«Il fatto è che quando sei in studio con Manfred Eicher non è disco solo, è un duo. È uno dei pochi produttori del jazz che davvero c’è, e non ti dice cose generiche tipo “buona la prima”, “meglio se accorci”, “falla più veloce” – no, interviene proprio. Smat Smat è stata un’esperienza tutta diversa, lì il produttore ero io. Qui ho avuto un interlocutore, e mi ha fatto piacere che per una volta non fosse un musicista. Detto questo, però, non pensare che ci siamo messi a tavolino e il repertorio lo abbiamo messo su discutendo.
«L’album in origine doveva essere tutto diverso, mi ero immaginato un omaggio a Prokofiev, avevo creato una gabbia mostruosa. Settimane di lavoro indefesso a studiare, preparare, decidere cosa suonare di Prokofiev da spartito e dove improvvisare. E poi, arrivato al dunque, mi sono detto: ma perché? Perché devo sempre mettermi in gabbie più grosse di quelle che il pianista Bollani sopporta? Così ho cambiato la scaletta e ho scelto i pezzi che mi venivano. Ho tenuto un’improvvisazione su un tema di Prokofiev, ne ho aggiunte altre mie. Ho preso A Media Luz, e poi Maple Leaf Rag, e nota bene che in mille dischi ECM questa è la prima volta che passa un ragtime. Io suonavo, suonavo ed Eicher lo scopriva strada facendo, certe volte proprio lo ha scoperto alla fine, come nel caso del pezzo di Brian Wilson. Gli è piaciuto, è andata bene così». (tratto dall'intervista di Riccardo Bertoncelli)
In queste poche righe già c'è l'anamnesi completa di quello che è possibile ascoltare acquistando il disco di Bollani. Rimangono da sottolineare alcune cose, semplici e significative: la musica sgorga densa e ricca di rimandi, richiede più letture e coinvolge universi musicali disparati ed apparentemente inconciliabili. Invece, sotto le sapienti dita di Stefano, il tutto acquista una dimensione omogenea.
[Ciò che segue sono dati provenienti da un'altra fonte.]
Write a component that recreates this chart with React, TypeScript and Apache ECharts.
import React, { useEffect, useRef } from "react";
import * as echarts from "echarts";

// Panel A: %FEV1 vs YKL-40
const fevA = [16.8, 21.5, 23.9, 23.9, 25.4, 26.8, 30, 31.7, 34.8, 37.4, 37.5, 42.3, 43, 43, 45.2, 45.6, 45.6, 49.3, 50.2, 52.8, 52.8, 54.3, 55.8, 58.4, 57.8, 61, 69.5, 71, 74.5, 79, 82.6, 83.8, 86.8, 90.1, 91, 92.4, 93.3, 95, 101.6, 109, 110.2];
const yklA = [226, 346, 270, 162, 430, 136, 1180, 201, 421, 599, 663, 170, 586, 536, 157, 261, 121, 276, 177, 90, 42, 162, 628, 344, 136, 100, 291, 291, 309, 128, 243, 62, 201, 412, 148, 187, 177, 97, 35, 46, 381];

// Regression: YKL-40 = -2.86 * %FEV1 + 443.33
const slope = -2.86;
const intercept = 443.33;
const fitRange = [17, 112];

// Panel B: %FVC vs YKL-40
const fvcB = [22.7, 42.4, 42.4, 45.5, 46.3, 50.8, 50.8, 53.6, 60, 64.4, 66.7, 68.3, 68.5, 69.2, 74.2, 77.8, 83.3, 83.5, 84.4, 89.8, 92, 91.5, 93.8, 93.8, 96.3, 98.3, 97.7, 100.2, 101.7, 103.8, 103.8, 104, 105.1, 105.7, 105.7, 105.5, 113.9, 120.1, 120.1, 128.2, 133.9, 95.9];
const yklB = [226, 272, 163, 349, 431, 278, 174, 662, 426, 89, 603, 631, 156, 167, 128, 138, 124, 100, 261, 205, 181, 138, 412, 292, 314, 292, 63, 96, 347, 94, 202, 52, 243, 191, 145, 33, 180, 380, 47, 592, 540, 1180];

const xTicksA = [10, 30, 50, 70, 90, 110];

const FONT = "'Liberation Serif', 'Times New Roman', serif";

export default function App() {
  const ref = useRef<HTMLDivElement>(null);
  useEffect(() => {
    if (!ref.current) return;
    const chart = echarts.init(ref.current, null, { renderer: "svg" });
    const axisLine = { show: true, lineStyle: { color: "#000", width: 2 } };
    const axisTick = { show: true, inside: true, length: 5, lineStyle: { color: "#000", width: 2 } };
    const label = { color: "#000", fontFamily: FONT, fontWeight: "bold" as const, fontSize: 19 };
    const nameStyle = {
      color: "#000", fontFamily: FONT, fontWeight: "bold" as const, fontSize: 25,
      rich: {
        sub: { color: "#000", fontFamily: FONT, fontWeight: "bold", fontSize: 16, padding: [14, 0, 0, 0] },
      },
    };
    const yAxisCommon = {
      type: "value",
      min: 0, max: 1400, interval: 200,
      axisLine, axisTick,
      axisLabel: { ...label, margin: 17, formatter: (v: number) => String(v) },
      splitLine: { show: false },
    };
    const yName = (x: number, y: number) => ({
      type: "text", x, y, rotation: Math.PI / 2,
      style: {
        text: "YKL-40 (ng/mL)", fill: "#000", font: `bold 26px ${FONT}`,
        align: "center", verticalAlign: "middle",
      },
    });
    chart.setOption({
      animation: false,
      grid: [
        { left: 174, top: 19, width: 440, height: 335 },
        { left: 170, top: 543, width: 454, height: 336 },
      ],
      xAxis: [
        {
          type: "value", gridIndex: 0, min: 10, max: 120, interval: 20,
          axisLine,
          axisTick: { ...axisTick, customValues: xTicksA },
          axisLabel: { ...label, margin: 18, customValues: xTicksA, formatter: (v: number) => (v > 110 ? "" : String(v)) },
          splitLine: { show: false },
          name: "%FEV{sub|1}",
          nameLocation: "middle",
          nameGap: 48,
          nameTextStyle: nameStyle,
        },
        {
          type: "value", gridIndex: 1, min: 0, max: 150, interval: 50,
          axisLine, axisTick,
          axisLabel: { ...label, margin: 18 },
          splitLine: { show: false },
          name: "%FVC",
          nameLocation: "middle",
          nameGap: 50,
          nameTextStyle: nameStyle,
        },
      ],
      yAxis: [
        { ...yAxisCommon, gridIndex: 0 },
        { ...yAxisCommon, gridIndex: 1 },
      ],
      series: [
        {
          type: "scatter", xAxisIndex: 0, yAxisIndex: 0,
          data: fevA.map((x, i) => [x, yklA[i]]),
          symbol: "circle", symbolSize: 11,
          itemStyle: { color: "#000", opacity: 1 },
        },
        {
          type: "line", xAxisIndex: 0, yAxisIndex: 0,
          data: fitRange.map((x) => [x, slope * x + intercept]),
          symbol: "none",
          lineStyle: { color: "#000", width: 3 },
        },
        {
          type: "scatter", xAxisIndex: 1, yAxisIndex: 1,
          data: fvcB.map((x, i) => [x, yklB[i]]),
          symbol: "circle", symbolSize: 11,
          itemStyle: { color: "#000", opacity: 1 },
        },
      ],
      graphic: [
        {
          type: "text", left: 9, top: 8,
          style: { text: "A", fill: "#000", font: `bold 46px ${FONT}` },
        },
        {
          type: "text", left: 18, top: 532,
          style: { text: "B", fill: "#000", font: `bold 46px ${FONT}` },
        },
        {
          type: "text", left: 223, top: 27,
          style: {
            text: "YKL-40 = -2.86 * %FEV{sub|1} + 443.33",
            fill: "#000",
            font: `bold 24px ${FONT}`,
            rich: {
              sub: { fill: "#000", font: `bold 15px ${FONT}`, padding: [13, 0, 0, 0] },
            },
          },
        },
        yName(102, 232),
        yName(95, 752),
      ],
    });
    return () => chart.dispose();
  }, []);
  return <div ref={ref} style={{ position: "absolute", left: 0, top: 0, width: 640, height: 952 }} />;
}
Prokofiev, il tango, il ragtime, i Beach Boys, i pezzi originali, tutto viene introiettato, metabolizzato e restituito all'ascoltatore senza stridori stilistici evidenti. In questo, come dicevo in un post precedente, Bollani mi ricorda la enorme capacità tipica del pianista francese Martial Solal di destrutturare, spezzettare per poi ricomporre qualsiasi brano con una fantasia ed una visione assolutamente personali ed incredibili.
La registrazione del disco è avvenuta a Lugano più di un anno fa, e questo fatto, unito alla camaleontica capacità di variazione del pianista fa sì che questo album sia solo una fotografia istantanea di quel momento. Probabilmente oggi Bollani in un concerto solo suonerebbe altri brani e in modi differenti. Il disco si differenzia anche per una marcata ricerca introspettiva, evitando quelle esuberanze (ogni tanto anche un po' gigionesche) tipiche del personaggio. Lavoro di grande qualità dunque, al quale non attribuisco il massimo dei voti solo perché credo che Stefano sia in grado di dare ancora di più, forse proprio non rinunciando completamente come qui avviene, alla sua dimensione ludica e giocosa.